The question modern attribution should answer is not "Which channel gets credit for this dollar?" but "What are the commonalities across our most successful buying journeys, and how can we replicate them?" This moves from a simplistic, linear view to a more holistic, pattern-based understanding of customer acquisition.

To move beyond last-click attribution, small businesses should add a simple metric to their daily tracking: impressions. By analyzing the relationship between impression spikes and the subsequent rise in clicks days or a week later, they can start to see the true top-of-funnel drivers of their business, revealing which channels are building crucial initial awareness.

Don't evaluate marketing channels in silos. A paid search lead isn't just from one click; it was enabled by 5-7 previous brand touchpoints from mass media, social, and other channels. The entire marketing strategy works as a closed loop, and its success must be measured holistically against overall business growth.

If a brand's media plan heavily favors bottom-funnel channels and looks the same as it did years ago, their measurement is flawed.
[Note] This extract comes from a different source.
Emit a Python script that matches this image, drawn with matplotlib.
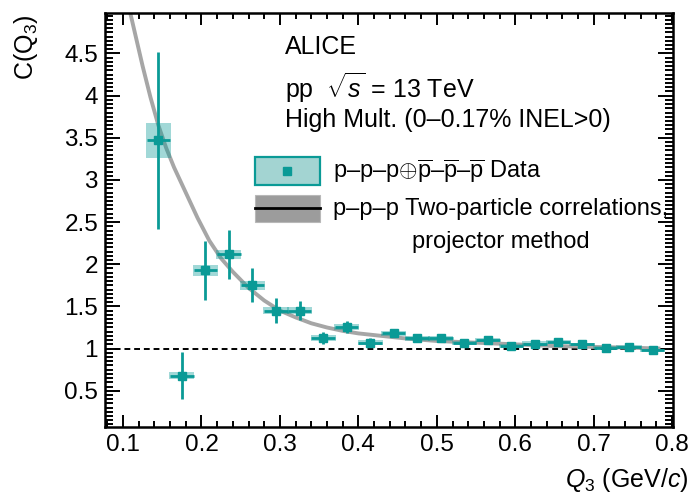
import numpy as np
import matplotlib
matplotlib.use("Agg")
import matplotlib.pyplot as plt
from matplotlib.patches import Rectangle
from matplotlib.ticker import MultipleLocator

plt.rcParams['font.family'] = ['Liberation Sans', 'DejaVu Sans']
plt.rcParams['mathtext.fontset'] = 'custom'
plt.rcParams['mathtext.rm'] = 'Liberation Sans'
plt.rcParams['mathtext.it'] = 'Liberation Sans:italic'
plt.rcParams['mathtext.sf'] = 'Liberation Sans'

# p-p-p (+) pbar-pbar-pbar three-particle correlation
q3 = [0.145, 0.175, 0.205, 0.235, 0.265, 0.295, 0.325, 0.355, 0.385, 0.415, 0.445,
      0.475, 0.505, 0.535, 0.565, 0.595, 0.625, 0.655, 0.685, 0.715, 0.745, 0.775]
c3 = [3.47, 0.68, 1.93, 2.12, 1.75, 1.45, 1.45, 1.13, 1.26, 1.07, 1.18,
      1.12, 1.12, 1.07, 1.10, 1.03, 1.06, 1.08, 1.05, 1.01, 1.02, 0.98]
stat = [1.05, 0.28, 0.35, 0.29, 0.20, 0.15, 0.11, 0.07, 0.07, 0.05, 0.04,
        0.035, 0.03, 0.03, 0.03, 0.025, 0.025, 0.025, 0.02, 0.02, 0.02, 0.02]
syst = [0.21, 0.04, 0.065, 0.055, 0.05, 0.045, 0.04, 0.035, 0.035, 0.03, 0.03,
        0.03, 0.03, 0.025, 0.025, 0.025, 0.025, 0.025, 0.02, 0.02, 0.02, 0.02]
bin_w = 0.03

# projector method expectation from two-particle correlations
proj_q3 = [0.105, 0.115, 0.125, 0.135, 0.145, 0.155, 0.165, 0.175, 0.185, 0.195,
           0.21, 0.225, 0.24, 0.26, 0.28, 0.30, 0.32, 0.34, 0.36, 0.38, 0.40,
           0.43, 0.46, 0.50, 0.55, 0.60, 0.65, 0.70, 0.75, 0.785]
proj_c3 = [5.15, 4.75, 4.35, 3.98, 3.65, 3.38, 3.15, 2.95, 2.75, 2.55,
           2.28, 2.07, 1.91, 1.72, 1.57, 1.45, 1.37, 1.30, 1.25, 1.21, 1.18,
           1.15, 1.12, 1.09, 1.07, 1.05, 1.03, 1.02, 1.01, 1.00]

teal = '#0a9a96'
teal_light = '#a3d4d2'
grey = '#a6a6a6'

fig = plt.figure(figsize=(6.92, 4.95), dpi=100)
ax = fig.add_axes([0.1517, 0.1374, 0.8208, 0.8363])

ax.axhline(1.0, color='black', lw=1.4, ls=(0, (3, 2)), zorder=1)
ax.plot(proj_q3, proj_c3, color=grey, lw=2.8, zorder=2, solid_capstyle='butt')

for x, y, s in zip(q3, c3, syst):
    ax.add_patch(Rectangle((x - bin_w / 2 - 0.001, y - s), bin_w + 0.002, 2 * s,
                           facecolor=teal, alpha=0.38, edgecolor='none', zorder=3))
ax.errorbar(q3, c3, yerr=stat, xerr=bin_w / 2, fmt='s', color=teal, ms=6,
            elinewidth=2.0, capsize=0, zorder=4)

ax.set_xlim(0.077, 0.801)
ax.set_ylim(0.07, 4.98)
ax.xaxis.set_major_locator(MultipleLocator(0.1))
ax.xaxis.set_minor_locator(MultipleLocator(0.02))
ax.yaxis.set_major_locator(MultipleLocator(0.5))
ax.yaxis.set_minor_locator(MultipleLocator(0.05))
ax.set_xticks(np.arange(0.1, 0.81, 0.1))
ax.set_xticklabels(['0.1', '0.2', '0.3', '0.4', '0.5', '0.6', '0.7', '0.8'])
ax.set_yticks(np.arange(0.5, 4.6, 0.5))
ax.set_yticklabels(['0.5', '1', '1.5', '2', '2.5', '3', '3.5', '4', '4.5'])

ax.tick_params(which='both', direction='in', top=True, right=True, width=1.4,
               labelsize=17.5)
ax.tick_params(axis='x', which='major', length=8.6, pad=5)
ax.tick_params(axis='x', which='minor', length=4.3)
ax.tick_params(axis='y', which='major', length=11, pad=5)
ax.tick_params(axis='y', which='minor', length=5.5)
for sp in ax.spines.values():
    sp.set_linewidth(1.8)

ax.set_xlabel(r'$Q_{3}$ (GeV/$c$)', fontsize=18, ha='right')
ax.xaxis.set_label_coords(1.028, -0.095)
ax.set_ylabel(r'C(Q$_{3}$)', fontsize=18, loc='top')
ax.yaxis.set_label_coords(-0.115, 0.997)

# header text
ax.text(0.317, 0.918, 'ALICE', transform=ax.transAxes, fontsize=18, va='center')
ax.text(0.317, 0.819, r'pp  $\sqrt{s}$ = 13 TeV', transform=ax.transAxes,
        fontsize=18, va='center')
ax.text(0.317, 0.7415, 'High Mult. (0–0.17% INEL>0)', transform=ax.transAxes,
        fontsize=18, va='center')

# hand-made legend
ax.add_patch(Rectangle((0.264, 0.5845), 0.1145, 0.0675, transform=ax.transAxes,
                       facecolor=teal_light, edgecolor=teal, lw=1.6, zorder=5))
ax.plot([0.321], [0.618], 's', color=teal, ms=6, transform=ax.transAxes, zorder=6)
ax.add_patch(Rectangle((0.264, 0.495), 0.1145, 0.065, transform=ax.transAxes,
                       facecolor='#9c9c9c', edgecolor='#b8b8b8', lw=0.8, zorder=5))
ax.plot([0.264, 0.3785], [0.529, 0.529], color='black', lw=2.0,
        transform=ax.transAxes, zorder=6)
pbar = r'$\overline{\mathrm{p}}$'
ax.text(0.401, 0.618, 'p–p–p' + r'$\oplus$' + pbar + '–' + pbar + '–' + pbar + ' Data',
        transform=ax.transAxes, fontsize=17, va='center')
ax.text(0.401, 0.527, 'p–p–p Two-particle correlations,', transform=ax.transAxes,
        fontsize=17, va='center')
ax.text(0.5405, 0.447, 'projector method', transform=ax.transAxes,
        fontsize=17, va='center')

fig.savefig('out.png', dpi=100)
This indicates they are over-crediting demand capture channels and ignoring the impact of upper-funnel activities that create initial interest.

Paid search should not be categorized as a marketing or brand-building activity. It is a sales function that captures existing intent, acting as a "toll booth" for demand created elsewhere. This reframing clarifies its role in the marketing mix and prevents over-crediting it for business growth via last-touch attribution.

Solely judging marketing by last-touch attribution creates a false reality. This narrow metric consistently favors predictable channels like search and email, discouraging investment in brand building and creative storytelling that influence buyers throughout their journey. It's a losing battle if it's the only basis for decision-making.